Schema drift in mapping data flow
Schema drift is the case where your sources often change metadata. Fields, columns, and, types can be added, removed, or changed on the fly. Without handling for schema drift, your data flow becomes vulnerable to upstream data source changes. Typical ETL patterns fail when incoming columns and fields change because they tend to be tied to those source names.
To protect against schema drift, it's important to have the facilities in a data flow tool to allow you, as a Data Engineer, to:
- Define sources that have mutable field names, data types, values, and sizes
- Define transformation parameters that can work with data patterns instead of hard-coded fields and values
- Define expressions that understand patterns to match incoming fields, instead of using named fields
Azure Data Factory natively supports flexible schemas that change from execution to execution so that you can build generic data transformation logic without the need to recompile your data flows.
You need to make an architectural decision in your data flow to accept schema drift throughout your flow. When you do this, you can protect against schema changes from the sources. However, you'll lose early-binding of your columns and types throughout your data flow. Azure Data Factory treats schema drift flows as late-binding flows, so when you build your transformations, the drifted column names won't be available to you in the schema views throughout the flow.
Schema drift in source
Columns coming into your data flow from your source definition are defined as "drifted" when they are not present in your source projection. You can view your source projection from the projection tab in the source transformation. When you select a dataset for your source, ADF will automatically take the schema from the dataset and create a project from that dataset schema definition.

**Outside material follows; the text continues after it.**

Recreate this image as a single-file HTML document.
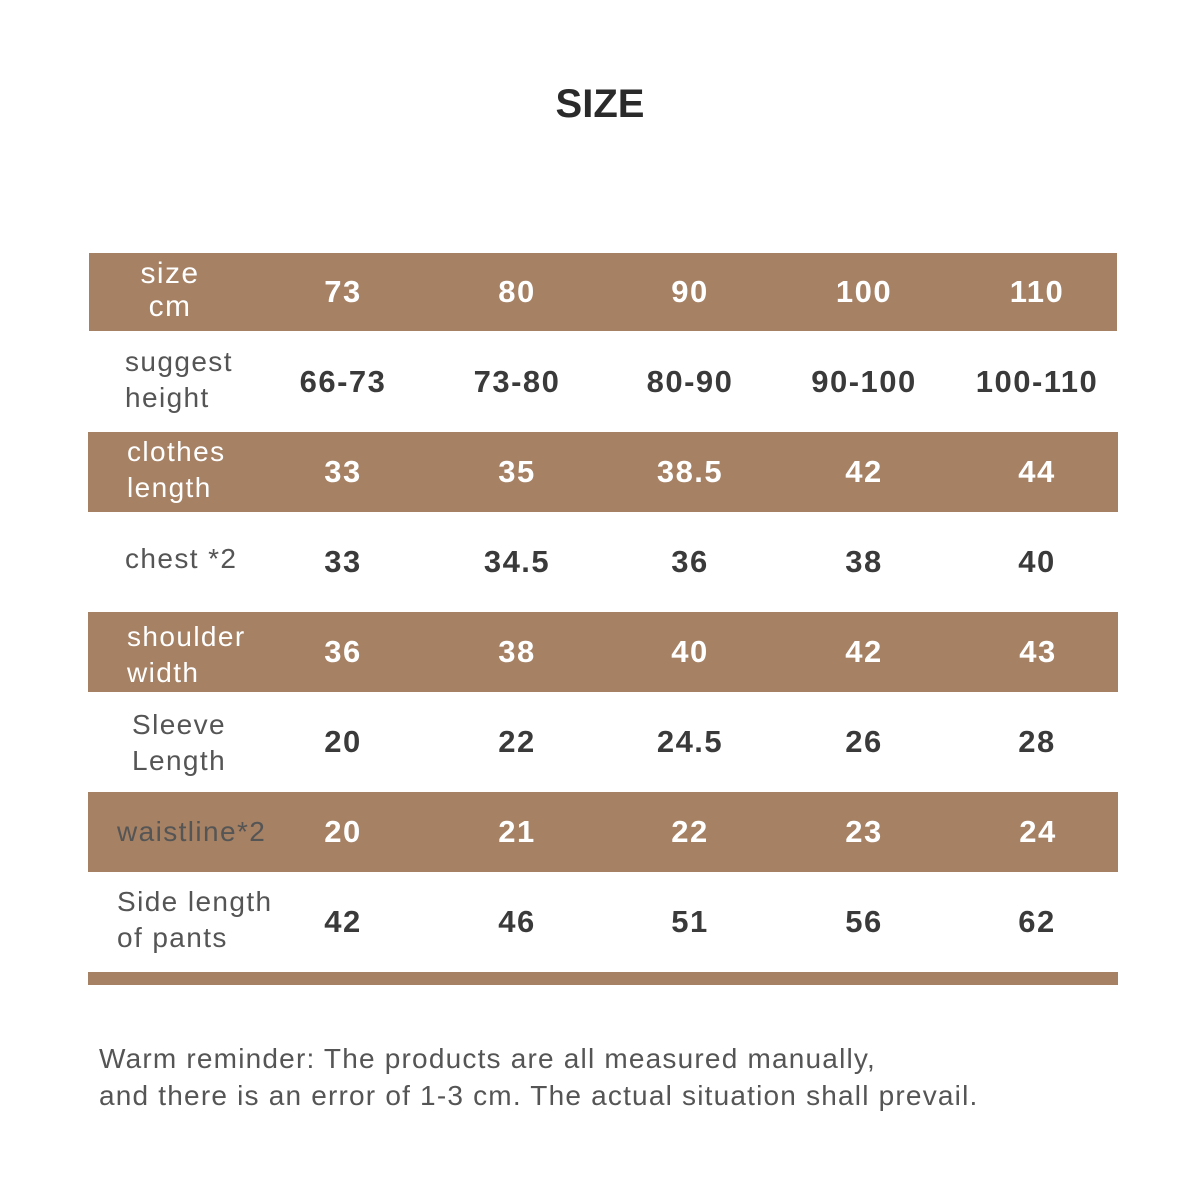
<!DOCTYPE html>
<html><head><meta charset="utf-8"><style>
body{margin:0;width:1200px;height:1179px;background:#fff;position:relative;font-family:"Liberation Sans",sans-serif;overflow:hidden}
.t{position:absolute;white-space:nowrap}
.band{position:absolute;left:88px;width:1030px;background:#a68164}
.v{position:absolute;transform:translate(-50%,-50%);font-size:31px;font-weight:bold;white-space:nowrap;letter-spacing:1.5px}
.l{position:absolute;font-size:28px;line-height:36px;white-space:nowrap;letter-spacing:1.4px}
.w{color:#fff}.d{color:#3a3a3a}.g{color:#555}
</style></head><body>
<div class="t" style="left:0;width:1200px;top:82px;text-align:center;font-size:40px;font-weight:bold;color:#2a2a2a">SIZE</div>
<div class="band" style="top:253px;height:78px;left:89px;width:1028px"></div>
<div class="band" style="top:432px;height:80px"></div>
<div class="band" style="top:612px;height:80px"></div>
<div class="band" style="top:792px;height:80px"></div>
<div class="band" style="top:972px;height:13px"></div>

<div class="l w" style="left:100px;width:140px;text-align:center;top:257px;line-height:33px;font-size:30px">size<br>cm</div>
<div class="l g" style="left:125px;top:344px">suggest<br>height</div>
<div class="l w" style="left:127px;top:434px">clothes<br>length</div>
<div class="l g" style="left:125px;top:541px">chest *2</div>
<div class="l w" style="left:127px;top:619px">shoulder<br>width</div>
<div class="l g" style="left:132px;top:707px">Sleeve<br>Length</div>
<div class="l" style="left:117px;top:814px;color:#555">waistline*2</div>
<div class="l g" style="left:117px;top:884px">Side length<br>of pants</div>

<div class="v w" style="left:343px;top:292px">73</div><div class="v w" style="left:517px;top:292px">80</div><div class="v w" style="left:690px;top:292px">90</div><div class="v w" style="left:864px;top:292px">100</div><div class="v w" style="left:1037px;top:292px">110</div>
<div class="v d" style="left:343px;top:382px">66-73</div><div class="v d" style="left:517px;top:382px">73-80</div><div class="v d" style="left:690px;top:382px">80-90</div><div class="v d" style="left:864px;top:382px">90-100</div><div class="v d" style="left:1037px;top:382px">100-110</div>
<div class="v w" style="left:343px;top:472px">33</div><div class="v w" style="left:517px;top:472px">35</div><div class="v w" style="left:690px;top:472px">38.5</div><div class="v w" style="left:864px;top:472px">42</div><div class="v w" style="left:1037px;top:472px">44</div>
<div class="v d" style="left:343px;top:562px">33</div><div class="v d" style="left:517px;top:562px">34.5</div><div class="v d" style="left:690px;top:562px">36</div><div class="v d" style="left:864px;top:562px">38</div><div class="v d" style="left:1037px;top:562px">40</div>
<div class="v w" style="left:343px;top:652px">36</div><div class="v w" style="left:517px;top:652px">38</div><div class="v w" style="left:690px;top:652px">40</div><div class="v w" style="left:864px;top:652px">42</div><div class="v w" style="left:1038px;top:652px">43</div>
<div class="v d" style="left:343px;top:742px">20</div><div class="v d" style="left:517px;top:742px">22</div><div class="v d" style="left:690px;top:742px">24.5</div><div class="v d" style="left:864px;top:742px">26</div><div class="v d" style="left:1037px;top:742px">28</div>
<div class="v w" style="left:343px;top:832px">20</div><div class="v w" style="left:517px;top:832px">21</div><div class="v w" style="left:690px;top:832px">22</div><div class="v w" style="left:864px;top:832px">23</div><div class="v w" style="left:1038px;top:832px">24</div>
<div class="v d" style="left:343px;top:922px">42</div><div class="v d" style="left:517px;top:922px">46</div><div class="v d" style="left:690px;top:922px">51</div><div class="v d" style="left:864px;top:922px">56</div><div class="v d" style="left:1037px;top:922px">62</div>

<div class="t" style="left:99px;top:1040px;font-size:28px;line-height:37px;color:#555;letter-spacing:1.2px">Warm reminder: The products are all measured manually,<br>and there is an error of 1-3 cm. The actual situation shall prevail.</div>
</body></html>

In a source transformation, schema drift is defined as reading columns that aren't defined your dataset schema. To enable schema drift, check Allow schema drift in your source transformation.
When schema drift is enabled, all incoming fields are read from your source during execution and passed through the entire flow to the Sink. By default, all newly detected columns, known as drifted columns, arrive as a string data type. If you wish for your data flow to automatically infer data types of drifted columns, check Infer drifted column types in your source settings.
Schema drift in sink
In a sink transformation, schema drift is when you write additional columns on top of what is defined in the sink data schema. To enable schema drift, check Allow schema drift in your sink transformation.
If schema drift is enabled, make sure the Auto-mapping slider in the Mapping tab is turned on. With this slider on, all incoming columns are written to your destination. Otherwise you must use rule-based mapping to write drifted columns.
Transforming drifted columns
When your data flow has drifted columns, you can access them in your transformations with the following methods:
- Use the
byNameexpressions to explicitly reference a column by name or position number.
- Add a column pattern in a Derived Column or Aggregate transformation to match on any combination of name, stream, position, or type
- Add rule-based mapping in a Select or Sink transformation to match drifted columns to columns aliases via a pattern
For more information on how to implement column patterns, see Column patterns in mapping data flow.
Map drifted columns quick action
To explicitly reference drifted columns, you can quickly generate mappings for these columns via a data preview quick action. Once debug mode is on, go to the Data Preview tab and click Refresh to fetch a data preview. If data factory detects that drifted columns exist, you can click Map Drifted and generate a derived column that allows you to reference all drifted columns in schema views downstream.
In the generated Derived Column transformation, each drifted column is mapped to its detected name and data type. In the above data preview, the column 'movieId' is detected as an integer. After Map Drifted is clicked, movieId is defined in the Derived Column as
toInteger(byName('movieId')) and included in schema views in downstream transformations.
In the Data Flow Expression Language, you'll find additional facilities for column patterns and schema drift including "byName" and "byPosition".